Planning-only tools lack consolidation capability entirely and can't address statutory reporting, audit trails, or regulatory disclosure requirements.
The six capabilities that actually matter
Only integrated platforms deliver these requirements without manual workarounds:
Parallel IAS 1/IFRS 18 reporting
Run both frameworks simultaneously throughout 2026 from the same dataset. An integrated CFO Solution Platform with multi-version financial statements maintains complete audit trails while eliminating duplicate data entry and expensive consulting engagements for comparative restatement.
MPM reconciliation workspaces
Management-defined performance measures now fall within audit scope, requiring structured calculation environments with built-in reconciliation to IFRS subtotals, approval workflows, and automated comparative restatement when methodology changes.
Group-wide classification rules engine
Every transaction across every subsidiary needs consistent operating / investing / financing classification. Determining which categories apply requires complex judgment, particularly around main business activities and foreign exchange allocation.

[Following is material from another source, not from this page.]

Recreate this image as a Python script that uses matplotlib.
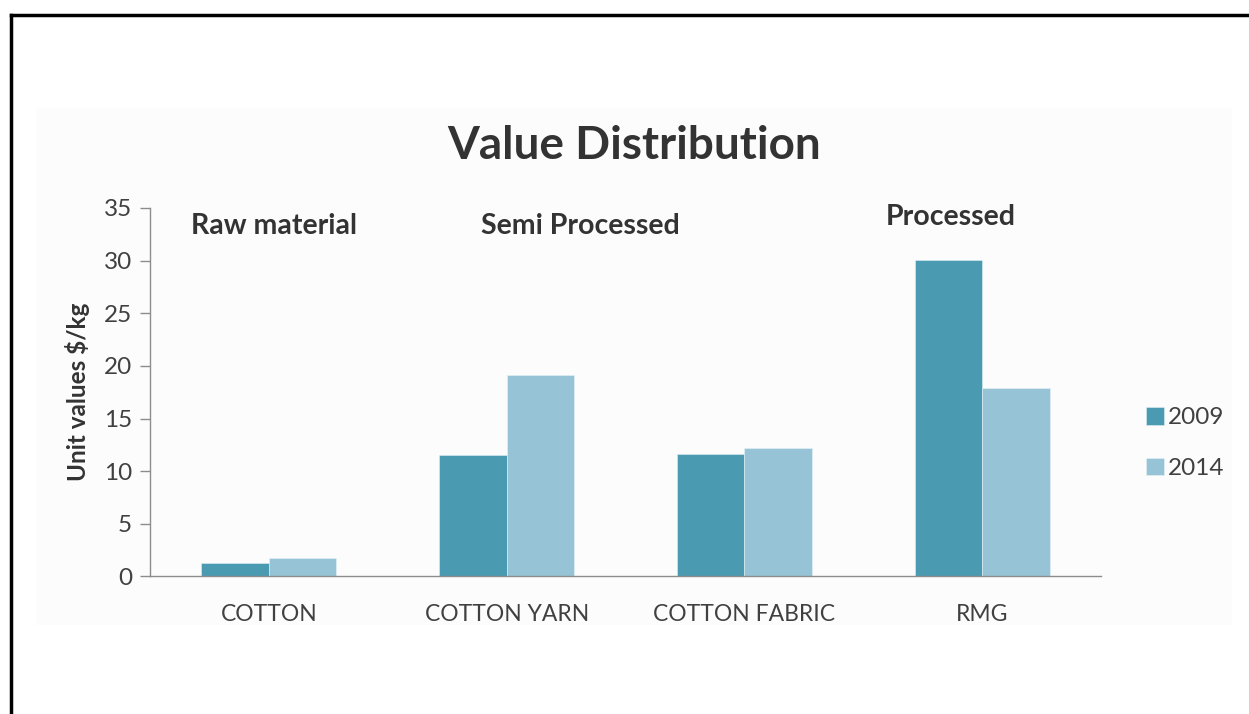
import numpy as np
import matplotlib.pyplot as plt
from matplotlib.patches import Rectangle
from matplotlib.lines import Line2D

# Data
categories = ['COTTON', 'COTTON YARN', 'COTTON FABRIC', 'RMG']
values_2009 = [1.3, 11.5, 11.6, 30.1]
values_2014 = [1.8, 19.1, 12.2, 17.9]
series_labels = ['2009', '2014']
group_labels = ['Raw material', 'Semi Processed', 'Processed']
yticks = [0, 5, 10, 15, 20, 25, 30, 35]

plt.rcParams['font.family'] = ['Lato', 'DejaVu Sans']

color_2009 = '#4a9bb2'
color_2014 = '#96c4d6'
text_color = '#404040'

fig = plt.figure(figsize=(12.49, 7.14), dpi=100)
fig.patch.set_facecolor('white')

# faint chart-area panel and slide border
fig.add_artist(Rectangle((36 / 1249, 1 - 625 / 714), (1232 - 36) / 1249, (625 - 108) / 714,
                         transform=fig.transFigure, facecolor='#fcfcfc', edgecolor='none', zorder=-1))
fig.add_artist(Line2D([11 / 1249, 1], [1 - 15 / 714, 1 - 15 / 714], transform=fig.transFigure,
                      color='black', linewidth=2.5))
fig.add_artist(Line2D([11 / 1249, 11 / 1249], [0, 1 - 15 / 714], transform=fig.transFigure,
                      color='black', linewidth=2.5))

ax = fig.add_axes([0.1201, 0.1926, 0.7614, 0.5161])
ax.set_facecolor('none')

x = np.arange(len(categories))
w = 0.284
ax.bar(x - w / 2, values_2009, width=w, color=color_2009, label=series_labels[0],
       edgecolor='#dfeef3', linewidth=0.4)
ax.bar(x + w / 2, values_2014, width=w, color=color_2014, label=series_labels[1],
       edgecolor='#e6f1f5', linewidth=0.4)

ax.set_xlim(-0.5, len(categories) - 0.5)
ax.set_ylim(0, 35)
ax.set_yticks(yticks)
ax.set_xticks(x)
ax.set_xticklabels(categories)

for s in ['top', 'right']:
    ax.spines[s].set_visible(False)
for s in ['left', 'bottom']:
    ax.spines[s].set_color('#8c8c8c')
    ax.spines[s].set_linewidth(1.0)

ax.tick_params(axis='y', direction='out', length=7, width=1.0, color='#8c8c8c',
               labelsize=17.5, labelcolor=text_color, pad=6)
ax.tick_params(axis='x', length=0, labelsize=16.5, labelcolor=text_color, pad=20)

ax.set_ylabel('Unit values $/kg', fontsize=17.5, fontweight='bold', color='#333333', labelpad=10)

# group annotations
ax.text(0.02, 33.3, group_labels[0], ha='center', va='center', fontsize=20.5,
        fontweight='bold', color='#333333')
ax.text(1.31, 33.3, group_labels[1], ha='center', va='center', fontsize=20.5,
        fontweight='bold', color='#333333')
ax.text(2.87, 34.1, group_labels[2], ha='center', va='center', fontsize=20.5,
        fontweight='bold', color='#333333')

fig.text(634 / 1249, 1 - 146 / 714, 'Value Distribution', ha='center', va='center',
         fontsize=33, fontweight='bold', color='#333333')

leg = ax.legend(loc='center left', bbox_to_anchor=(1124 / 1249, 1 - 443 / 714),
                bbox_transform=fig.transFigure, frameon=False, fontsize=17.5,
                handlelength=0.75, handleheight=0.75, handletextpad=0.15, labelspacing=1.2)
for t in leg.get_texts():
    t.set_color(text_color)

fig.savefig('out.png', dpi=100)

Disclosure management integration
Enhanced disclosure requirements demand tight connection between consolidation data and external reporting. Advanced finance platforms with integrated disclosure management populate templates automatically and ensure consistent numbers across financial statements and annual reports.
Planning aligned to IFRS 18 categories
2027 budgets must be built on the IFRS 18 framework from day one. Integrated approaches ensure budget structures automatically align with statutory categories and variance analysis uses consistent subtotal definitions.
No ERP reconfiguration required
Practical implementations extract granular data from existing ERPs and apply IFRS 18 classification rules at the consolidation layer, avoiding risky transaction system changes and complete chart of accounts redesigns.
Why integration matters more than features
IFRS 18 exposes the cost of finance tool fragmentation. Each disconnected system creates manual reconciliation work, increases audit complexity, and multiplies classification inconsistency risk. The organizational challenge compounds the technical one: IFRS 18 implementation touches at least six departments simultaneously (Corporate FP&A, Treasury, Legal, HR, IT, and Investor Relations, plus all subsidiary finance teams), and coordinating change across disconnected systems makes consistent implementation nearly impossible.
Organizations succeeding with implementation connect consolidation, planning, disclosure, and analytics rather than managing point solutions. When budget structures automatically align with statutory categories, MPM disclosures flow directly from calculation workspaces, and comparative restatements propagate systematically across reports, compliance becomes a process, not a project.
What this means for your timeline
With systems needing operational status by 2026, the window for strategic decisions is closing. Ask yourself:
- Can your current system run parallel reporting from the same dataset?
- Does it provide governed MPM workspaces?
- Can it apply group-wide classification rules without ERP changes?
- Does it integrate consolidation with disclosure narratives?
- Will planning automatically align with IFRS 18 categories?
If the answer is "not without customization" or "we'll need manual workarounds," you're approaching IFRS 18 with inadequate tools.
The question isn't whether traditional approaches will eventually work with enough effort. It's whether your finance team has time to build manual bridges between disconnected systems while managing regular close processes, planning cycles, and every other regulatory change competing for attention.
Integrated platforms aren't a luxury for IFRS 18. They're the baseline requirement for compliant, efficient implementation.